Le 14 mai 1861, Louis Hervé de Portbail, son héritier, vend la propriété à Marie Mottley, veuve d'Alexis de Tocqueville. Elle y décéda le 2 décembre 1864, léguant la propriété à Gustave Auguste de la Bonnivière de Beaumont, ancien ambassadeur, ancien député et membre de l'Institut. En juin 1888, l'hôtel est revendu par le fils de ce dernier, Antonin Emile Jules de la Bonnivière de Beaumont, chef de bataillon dans l'armée d'Algérie, à Joseph Bertin de La Hautière, qui y résidait déjà antérieurement, en tant que locataire, avec son épouse Mathilde Anna Revault. Il est signalé lors de cette vente que la maison comprenait "notamment cuisine, salles à manger, salon, bureau, chambres, cabinets, greniers, mansardes, communs grande cour et jardin", et que les clotures et toitures de l'édifice nécessitaient réparation. L'hôtel appartient aujourd'hui à M. Henri de Tourville.

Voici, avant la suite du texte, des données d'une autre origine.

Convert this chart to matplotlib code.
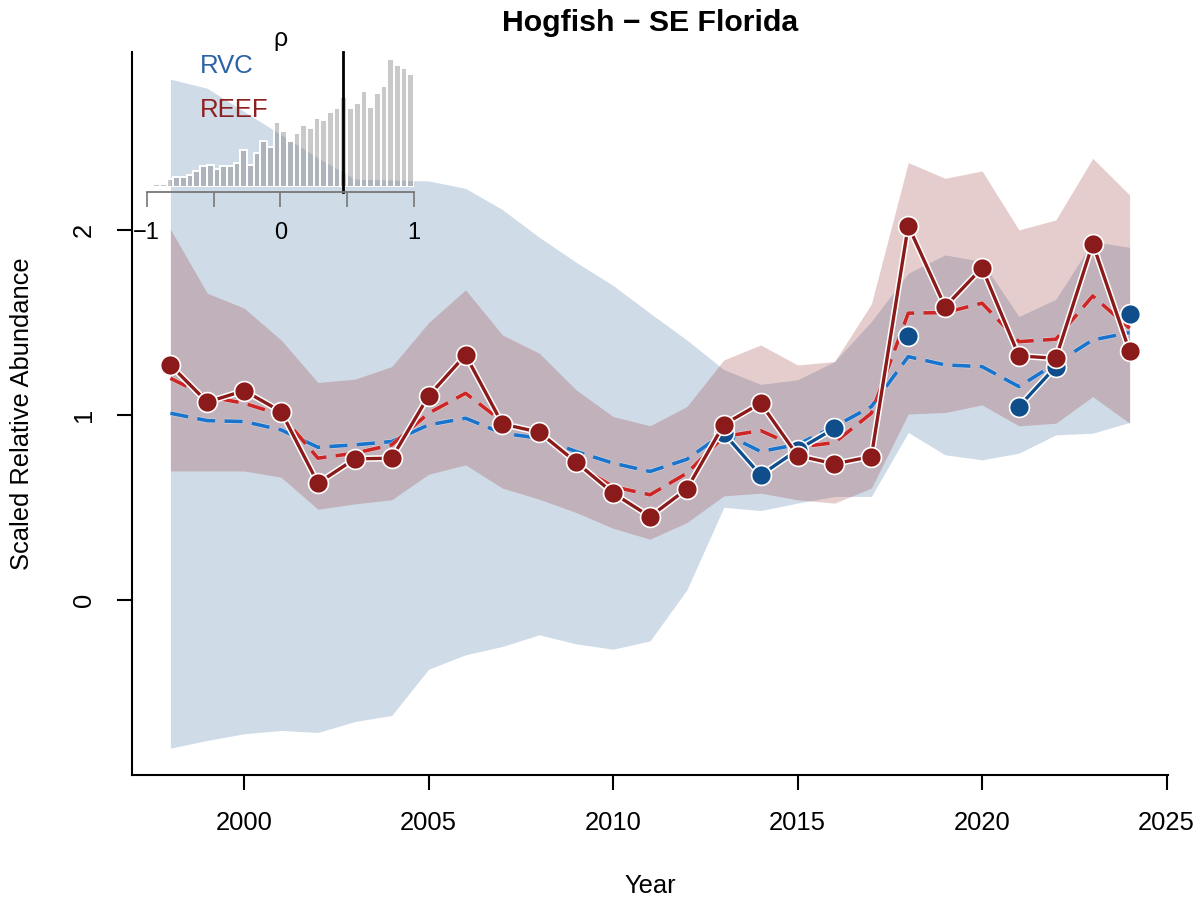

L'hôtel de Poërier de Portbail est formé d'un long corps de logis de neuf travées longeant la rue de Poterie et d'une aile en retour fermant la cour. Cet édifice intègre en rez-de-chaussée des portions significatives d'une construction Renaissance, datant de la seconde moitié du XVIe siècle. Tout l'étage en revanche a été entièrement réinvesti et modifié dans la première moitié du XVIIIe siècle et les ouvertures de façade ont été modifiées et réordonnancées. La cour s'accède par une porte cochère, encadrée de pilastres doriques. Les six grandes baies à garde-corps en ferronnerie du premier étage éclairent les pièces en enfilade de l'étage noble, composé d'un salon, salle à manger et deux chambres. Les moellons du parement sont aujourd'hui apparents mais la façade était initialement enduite. La liaison entre le corps principal et l'aile en retour s'effectue par un corps de bâtiment coiffé d'une haute toiture en pavillon abritant un escalier monumental. Cet escalier tournant se compose d'une première volée droite menant à un repos, suivie d'une seconde volée double à montées divergentes donnanyt accès à un large palier suspendu. Cette articulation relativement savante permet de compenser les différences de niveau entre les deux ailes, héritage de la construction d'époque Renaissance initialement dotée d'un escalier en vis. L'aile en retour située en prolongement ne possède qu'une porte d'entrée en rez-de-chaussée, et deux grandes fenêtres passantes au premier étage, éclairant une chambre à coucher initialement dotée d'une alcôve encadrée de deux cabinets.